O nome artístico escolhido foi um casamento de apelidos, uniu o Zé de José e Rô de Roberto. Zero Telles ficou conhecido como um dos maiores percussionistas da música brasileira.

"Ele tinha um talento único, tinha um suingue quando tocava. Foi a música que fez ele ter as primeiras conquistas. Ele saiu de Coelho da Rocha para o mundo, graças ao tambor", diz a mulher, Herika Cunha, 45.

Zero colaborou com muitos artistas, incluindo Ney Matogrosso, Martinho da Vila e João Bosco. Chegou a fazer parte da banda Blitz, tocou no Monobloco e, nos últimos anos, integrou a Orquestra Imperial, big band carioca da qual era membro fundador.

Pisou em palcos país adentro e afora. Quando Maria Bethânia foi a homenageada do Prêmio da Música Brasileira, em 2015, ele esteve no Theatro Municipal do Rio de Janeiro como parte da banda do show especial.

Em uma viagem para um festival em Havana (Cuba), aprendeu a tocar o xequerê, instrumento africano feito com cabaça e miçangas. Foi ele o grande responsável por introduzi-lo no Brasil, inclusive nas escolas de samba. Zero integrou o time de ritmistas da Unidos de Vila Isabel e vinha sempre à frente da bateria chacoalhando seu xequerê.

Seu som está registrado no single "Elegua Awá", lançado em 2020. Awá também se tornou seu sobrenome artístico nos últimos anos, uma palavra que vem da religião de matriz africana ifá cubano.
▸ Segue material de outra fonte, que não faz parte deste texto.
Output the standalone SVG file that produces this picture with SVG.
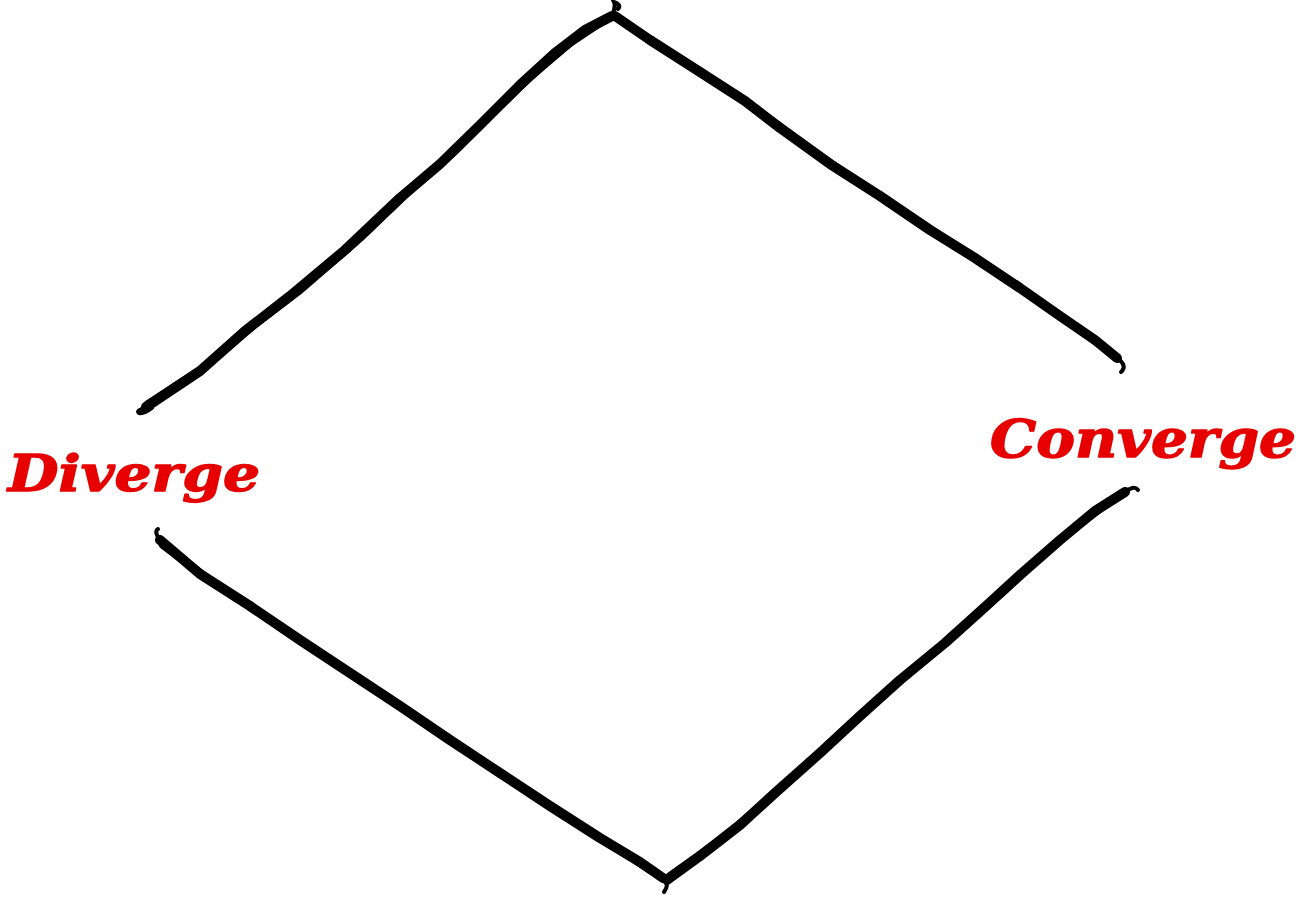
<svg xmlns="http://www.w3.org/2000/svg" width="1301" height="899" viewBox="0 0 1301 899">
<style>
.brush{fill:none;stroke:#000;stroke-linecap:round;stroke-linejoin:round}
.w1{stroke-width:10}
.w2{stroke-width:8}
.curl{fill:none;stroke:#000;stroke-width:4;stroke-linecap:round}
.lbl{font-family:"DejaVu Serif","Liberation Serif",serif;font-weight:bold;font-style:italic;fill:#e60000;stroke:#e60000;stroke-width:1.4;stroke-linejoin:round}
</style>
<rect width="1301" height="899" fill="#fff"/>
<g id="connectors">
<g id="edge-top-left">
<path class="brush w1" d="M146,407 L200,371 L245,331 L290,296 L345,250 L400,198 L440,164 L480,125 L520,85 L555,53 L585,30 L612,16"/>
<path class="brush w2" d="M148,404 L205,367 L255,324 L300,290 L360,238 L410,190 L455,151 L495,111 L530,77 L570,43 L600,23"/>
<path class="curl" d="M146,407 C140,410 136,411 139,413 C143,414 148,411 152,408"/>
</g>
<g id="edge-top-right">
<path class="brush w1" d="M615,16 L650,40 L700,72 L745,101 L780,128 L830,164 L880,196 L930,230 L975,258 L1020,288 L1060,316 L1095,340 L1117,358"/>
<path class="brush w2" d="M620,20 L665,49 L715,81 L760,112 L800,141 L850,177 L900,209 L950,242 L1000,274 L1040,302 L1080,330 L1110,352"/>
<path class="curl" d="M612,16 C614,10 616,6 614,2 C618,3 621,6 618,9"/>
<path class="curl" d="M1117,358 C1124,363 1126,368 1121,372"/>
</g>
<g id="edge-bottom-left">
<path class="brush w1" d="M160,540 L200,574 L250,606 L300,640 L350,673 L400,706 L450,740 L500,773 L550,806 L600,838 L640,862 L663,878"/>
<path class="brush w2" d="M163,545 L215,584 L265,616 L315,650 L365,683 L415,716 L465,750 L515,783 L565,815 L615,847 L650,870"/>
<path class="curl" d="M160,540 C156,535 155,531 158,529"/>
</g>
<g id="edge-bottom-right">
<path class="brush w1" d="M667,880 L700,856 L740,825 L775,793 L820,753 L860,716 L900,680 L945,643 L985,607 L1020,575 L1060,540 L1095,511 L1125,492"/>
<path class="brush w2" d="M670,876 L715,844 L755,811 L795,775 L840,734 L880,698 L925,660 L965,625 L1005,590 L1040,557 L1080,524 L1110,501"/>
<path class="curl" d="M1125,492 C1130,488 1135,486 1138,490"/>
<path class="curl" d="M665,880 C668,884 667,888 664,892"/>
</g>
</g>
<g id="node-diverge">
<text class="lbl" x="8" y="491" font-size="51" textLength="252" lengthAdjust="spacingAndGlyphs">Diverge</text>
</g>
<g id="node-converge">
<text class="lbl" x="990" y="457" font-size="53" textLength="306" lengthAdjust="spacingAndGlyphs">Converge</text>
</g>
</svg>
Sua iniciação nessa religião foi no início dos anos 2000 e se tornou um sacerdote no Rio, um babalawo de ifá. Mantinha uma casa espiritual em Vila Isabel com muitos afilhados, alguns inclusive do meio da música.

Apesar de dominar apresentações, fora dos holofotes era uma pessoa muito reservada. Gostava de conversar sobre música, política e futebol. Tinha o Fluminense como clube do coração e era um lulista ferrenho, inclusive tocou na terceira posse do presidente.

Zero Awá morreu no dia 28 de maio, aos 68 anos, por causa de complicações de uma cirurgia no fígado. Deixa a mulher, Herika, 45, e o filho José Francisco, 16.